Would you copy the records below, exactly and only from their first line through the line containing "from matplotlib.transforms import", without any pictures?

# Source code of charts
= = =

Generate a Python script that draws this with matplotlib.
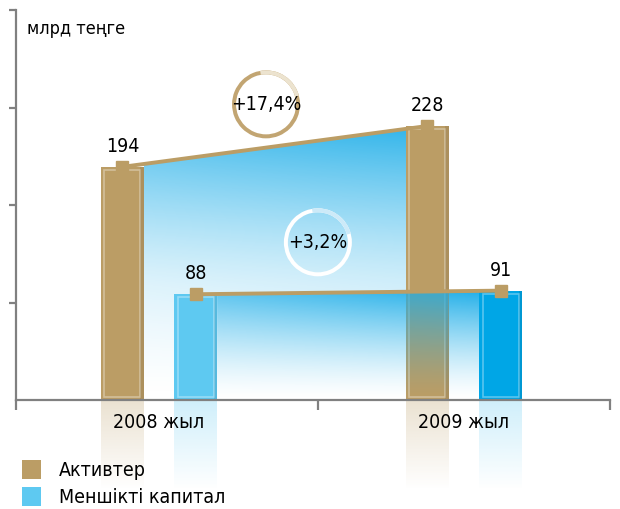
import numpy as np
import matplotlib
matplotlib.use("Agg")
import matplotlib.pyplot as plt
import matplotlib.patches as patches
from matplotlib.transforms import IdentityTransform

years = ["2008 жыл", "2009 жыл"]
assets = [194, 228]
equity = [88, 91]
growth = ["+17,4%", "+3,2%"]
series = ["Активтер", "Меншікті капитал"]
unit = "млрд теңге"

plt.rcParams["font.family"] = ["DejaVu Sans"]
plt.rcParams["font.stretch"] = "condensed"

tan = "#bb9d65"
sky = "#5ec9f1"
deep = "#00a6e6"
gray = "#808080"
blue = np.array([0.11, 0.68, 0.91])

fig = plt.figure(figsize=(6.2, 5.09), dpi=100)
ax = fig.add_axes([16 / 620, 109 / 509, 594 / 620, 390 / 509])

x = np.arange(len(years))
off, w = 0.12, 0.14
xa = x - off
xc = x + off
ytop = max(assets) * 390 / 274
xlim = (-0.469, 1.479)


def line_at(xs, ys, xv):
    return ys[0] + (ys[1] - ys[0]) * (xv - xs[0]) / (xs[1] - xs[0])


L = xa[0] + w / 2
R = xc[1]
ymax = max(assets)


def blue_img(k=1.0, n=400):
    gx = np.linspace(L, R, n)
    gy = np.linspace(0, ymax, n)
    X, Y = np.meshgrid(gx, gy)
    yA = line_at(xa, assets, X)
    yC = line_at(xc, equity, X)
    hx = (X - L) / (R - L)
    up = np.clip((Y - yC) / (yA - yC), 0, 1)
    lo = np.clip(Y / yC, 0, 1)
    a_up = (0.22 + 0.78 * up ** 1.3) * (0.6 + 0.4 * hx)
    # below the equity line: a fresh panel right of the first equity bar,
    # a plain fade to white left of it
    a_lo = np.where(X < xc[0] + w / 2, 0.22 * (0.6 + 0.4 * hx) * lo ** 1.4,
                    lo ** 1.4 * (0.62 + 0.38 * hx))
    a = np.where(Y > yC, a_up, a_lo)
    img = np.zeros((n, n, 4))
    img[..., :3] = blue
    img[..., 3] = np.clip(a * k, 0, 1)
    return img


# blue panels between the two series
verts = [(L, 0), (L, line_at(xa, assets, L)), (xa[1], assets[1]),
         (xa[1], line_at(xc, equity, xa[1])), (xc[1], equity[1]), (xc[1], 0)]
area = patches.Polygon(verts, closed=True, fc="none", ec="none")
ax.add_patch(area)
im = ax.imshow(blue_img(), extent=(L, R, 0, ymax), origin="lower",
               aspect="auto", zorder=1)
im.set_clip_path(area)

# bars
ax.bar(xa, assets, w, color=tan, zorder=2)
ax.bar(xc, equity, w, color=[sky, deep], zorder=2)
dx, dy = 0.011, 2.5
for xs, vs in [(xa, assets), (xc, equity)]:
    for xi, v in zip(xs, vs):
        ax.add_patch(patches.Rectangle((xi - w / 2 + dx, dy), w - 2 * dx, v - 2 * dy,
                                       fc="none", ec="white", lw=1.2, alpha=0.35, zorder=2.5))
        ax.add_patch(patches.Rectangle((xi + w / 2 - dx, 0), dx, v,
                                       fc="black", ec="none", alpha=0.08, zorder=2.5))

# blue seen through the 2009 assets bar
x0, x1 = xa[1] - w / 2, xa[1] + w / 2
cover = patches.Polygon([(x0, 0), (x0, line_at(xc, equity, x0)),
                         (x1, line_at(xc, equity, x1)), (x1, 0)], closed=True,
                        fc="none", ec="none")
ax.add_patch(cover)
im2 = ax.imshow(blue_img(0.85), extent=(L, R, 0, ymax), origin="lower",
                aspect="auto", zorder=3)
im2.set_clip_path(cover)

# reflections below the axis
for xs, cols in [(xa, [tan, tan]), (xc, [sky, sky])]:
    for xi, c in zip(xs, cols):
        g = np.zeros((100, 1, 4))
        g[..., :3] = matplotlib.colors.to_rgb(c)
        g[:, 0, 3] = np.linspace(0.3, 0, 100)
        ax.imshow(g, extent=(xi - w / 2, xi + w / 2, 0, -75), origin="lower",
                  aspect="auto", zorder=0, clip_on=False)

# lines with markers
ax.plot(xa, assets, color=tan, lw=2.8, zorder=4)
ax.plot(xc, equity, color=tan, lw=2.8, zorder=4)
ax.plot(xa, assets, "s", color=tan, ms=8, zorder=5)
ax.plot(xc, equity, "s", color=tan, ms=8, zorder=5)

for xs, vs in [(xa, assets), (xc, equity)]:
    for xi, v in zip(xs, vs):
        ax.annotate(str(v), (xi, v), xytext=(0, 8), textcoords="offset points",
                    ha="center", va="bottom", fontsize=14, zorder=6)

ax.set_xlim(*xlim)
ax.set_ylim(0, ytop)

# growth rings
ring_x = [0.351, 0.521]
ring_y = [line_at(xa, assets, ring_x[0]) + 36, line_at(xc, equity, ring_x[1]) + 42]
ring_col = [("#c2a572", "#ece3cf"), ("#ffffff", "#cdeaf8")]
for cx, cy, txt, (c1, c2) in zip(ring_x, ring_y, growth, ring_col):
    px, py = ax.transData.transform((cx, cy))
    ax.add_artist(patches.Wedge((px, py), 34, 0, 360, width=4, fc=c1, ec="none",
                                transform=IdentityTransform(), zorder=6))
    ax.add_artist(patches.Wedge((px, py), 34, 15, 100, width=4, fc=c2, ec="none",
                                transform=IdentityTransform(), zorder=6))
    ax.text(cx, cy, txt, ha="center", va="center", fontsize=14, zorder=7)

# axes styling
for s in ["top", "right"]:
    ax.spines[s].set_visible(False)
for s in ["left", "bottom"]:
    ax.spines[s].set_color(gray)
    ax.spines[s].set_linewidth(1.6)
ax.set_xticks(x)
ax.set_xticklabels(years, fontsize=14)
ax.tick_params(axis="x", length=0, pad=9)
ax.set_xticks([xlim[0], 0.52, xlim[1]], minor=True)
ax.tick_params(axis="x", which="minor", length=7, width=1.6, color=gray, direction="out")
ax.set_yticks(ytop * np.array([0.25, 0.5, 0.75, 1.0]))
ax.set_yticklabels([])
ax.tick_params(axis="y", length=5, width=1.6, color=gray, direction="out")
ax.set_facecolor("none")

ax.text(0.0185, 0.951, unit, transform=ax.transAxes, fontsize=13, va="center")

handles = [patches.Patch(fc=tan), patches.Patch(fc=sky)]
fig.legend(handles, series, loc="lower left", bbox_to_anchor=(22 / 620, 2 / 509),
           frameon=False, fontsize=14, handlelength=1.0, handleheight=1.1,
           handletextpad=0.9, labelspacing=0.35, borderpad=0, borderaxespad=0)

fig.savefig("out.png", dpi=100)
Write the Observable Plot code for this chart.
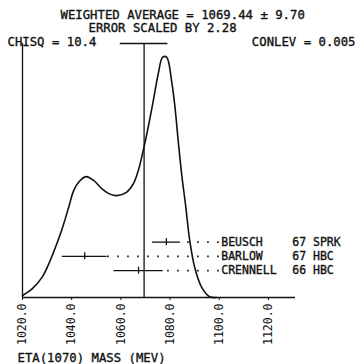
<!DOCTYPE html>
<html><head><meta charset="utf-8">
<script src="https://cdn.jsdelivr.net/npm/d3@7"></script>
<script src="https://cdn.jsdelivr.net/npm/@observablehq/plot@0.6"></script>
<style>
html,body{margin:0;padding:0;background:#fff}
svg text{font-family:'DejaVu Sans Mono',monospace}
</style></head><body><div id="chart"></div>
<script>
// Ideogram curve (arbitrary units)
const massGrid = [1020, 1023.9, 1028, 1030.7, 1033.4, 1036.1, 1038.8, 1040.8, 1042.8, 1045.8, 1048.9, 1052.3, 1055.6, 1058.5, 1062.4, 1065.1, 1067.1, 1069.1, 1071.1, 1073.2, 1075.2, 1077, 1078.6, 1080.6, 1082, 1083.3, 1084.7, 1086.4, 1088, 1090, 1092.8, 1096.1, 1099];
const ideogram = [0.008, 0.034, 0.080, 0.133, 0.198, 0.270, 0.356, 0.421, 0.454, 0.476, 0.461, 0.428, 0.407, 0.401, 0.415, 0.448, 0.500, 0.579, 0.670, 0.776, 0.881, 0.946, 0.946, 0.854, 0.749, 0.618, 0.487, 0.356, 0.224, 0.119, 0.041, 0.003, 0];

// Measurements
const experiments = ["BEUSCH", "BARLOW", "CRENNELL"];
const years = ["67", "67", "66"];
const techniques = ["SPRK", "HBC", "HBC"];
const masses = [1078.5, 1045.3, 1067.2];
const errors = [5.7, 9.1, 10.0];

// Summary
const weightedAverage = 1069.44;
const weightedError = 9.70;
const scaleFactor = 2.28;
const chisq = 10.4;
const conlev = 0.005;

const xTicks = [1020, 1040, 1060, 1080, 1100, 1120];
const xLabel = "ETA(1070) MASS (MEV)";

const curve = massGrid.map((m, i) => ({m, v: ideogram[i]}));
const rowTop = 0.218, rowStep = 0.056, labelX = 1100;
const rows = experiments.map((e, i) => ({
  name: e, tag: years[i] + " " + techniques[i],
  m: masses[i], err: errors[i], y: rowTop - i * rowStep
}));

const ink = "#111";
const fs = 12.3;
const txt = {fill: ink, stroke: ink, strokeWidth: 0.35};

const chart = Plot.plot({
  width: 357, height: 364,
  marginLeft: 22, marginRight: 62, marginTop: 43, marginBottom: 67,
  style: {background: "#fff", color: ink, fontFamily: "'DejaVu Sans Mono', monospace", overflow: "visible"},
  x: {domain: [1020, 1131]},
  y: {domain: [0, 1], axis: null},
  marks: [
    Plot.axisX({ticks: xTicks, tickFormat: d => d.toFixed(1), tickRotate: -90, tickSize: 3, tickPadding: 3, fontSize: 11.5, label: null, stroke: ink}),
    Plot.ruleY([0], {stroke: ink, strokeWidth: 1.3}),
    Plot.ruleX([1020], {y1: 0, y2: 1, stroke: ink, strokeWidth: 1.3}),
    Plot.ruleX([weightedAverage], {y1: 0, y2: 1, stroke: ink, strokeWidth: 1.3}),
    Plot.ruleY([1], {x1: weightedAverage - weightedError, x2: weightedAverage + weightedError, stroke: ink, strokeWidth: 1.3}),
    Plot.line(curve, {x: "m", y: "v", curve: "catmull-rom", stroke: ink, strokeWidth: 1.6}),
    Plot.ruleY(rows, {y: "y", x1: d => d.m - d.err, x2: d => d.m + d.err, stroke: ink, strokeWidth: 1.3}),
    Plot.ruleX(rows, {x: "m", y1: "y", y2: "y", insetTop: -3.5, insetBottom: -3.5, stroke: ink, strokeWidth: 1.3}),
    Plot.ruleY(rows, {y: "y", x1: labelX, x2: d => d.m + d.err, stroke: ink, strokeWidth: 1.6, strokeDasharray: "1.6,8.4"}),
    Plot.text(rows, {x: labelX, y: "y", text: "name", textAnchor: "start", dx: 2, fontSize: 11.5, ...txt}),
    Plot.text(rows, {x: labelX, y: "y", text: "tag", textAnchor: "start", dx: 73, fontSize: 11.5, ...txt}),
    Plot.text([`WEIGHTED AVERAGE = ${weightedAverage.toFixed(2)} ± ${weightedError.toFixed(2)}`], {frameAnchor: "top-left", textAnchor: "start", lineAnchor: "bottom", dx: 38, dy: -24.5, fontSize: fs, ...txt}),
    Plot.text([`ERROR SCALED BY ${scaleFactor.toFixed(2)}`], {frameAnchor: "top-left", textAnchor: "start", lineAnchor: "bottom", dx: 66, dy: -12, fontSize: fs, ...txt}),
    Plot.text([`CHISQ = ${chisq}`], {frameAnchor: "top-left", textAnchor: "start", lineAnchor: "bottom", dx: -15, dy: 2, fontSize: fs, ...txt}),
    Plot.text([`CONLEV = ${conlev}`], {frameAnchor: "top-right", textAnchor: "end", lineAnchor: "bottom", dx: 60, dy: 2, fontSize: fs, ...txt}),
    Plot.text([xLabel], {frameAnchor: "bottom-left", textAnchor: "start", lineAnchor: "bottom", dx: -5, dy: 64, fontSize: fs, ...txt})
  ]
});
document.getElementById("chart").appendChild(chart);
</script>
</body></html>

= = =

# OUTPUT OF THE EXERCISE
Generate a Python script that draws this with matplotlib.
import numpy as np
import matplotlib
matplotlib.use("Agg")
import matplotlib.pyplot as plt
import matplotlib.patches as patches
from matplotlib.transforms import IdentityTransform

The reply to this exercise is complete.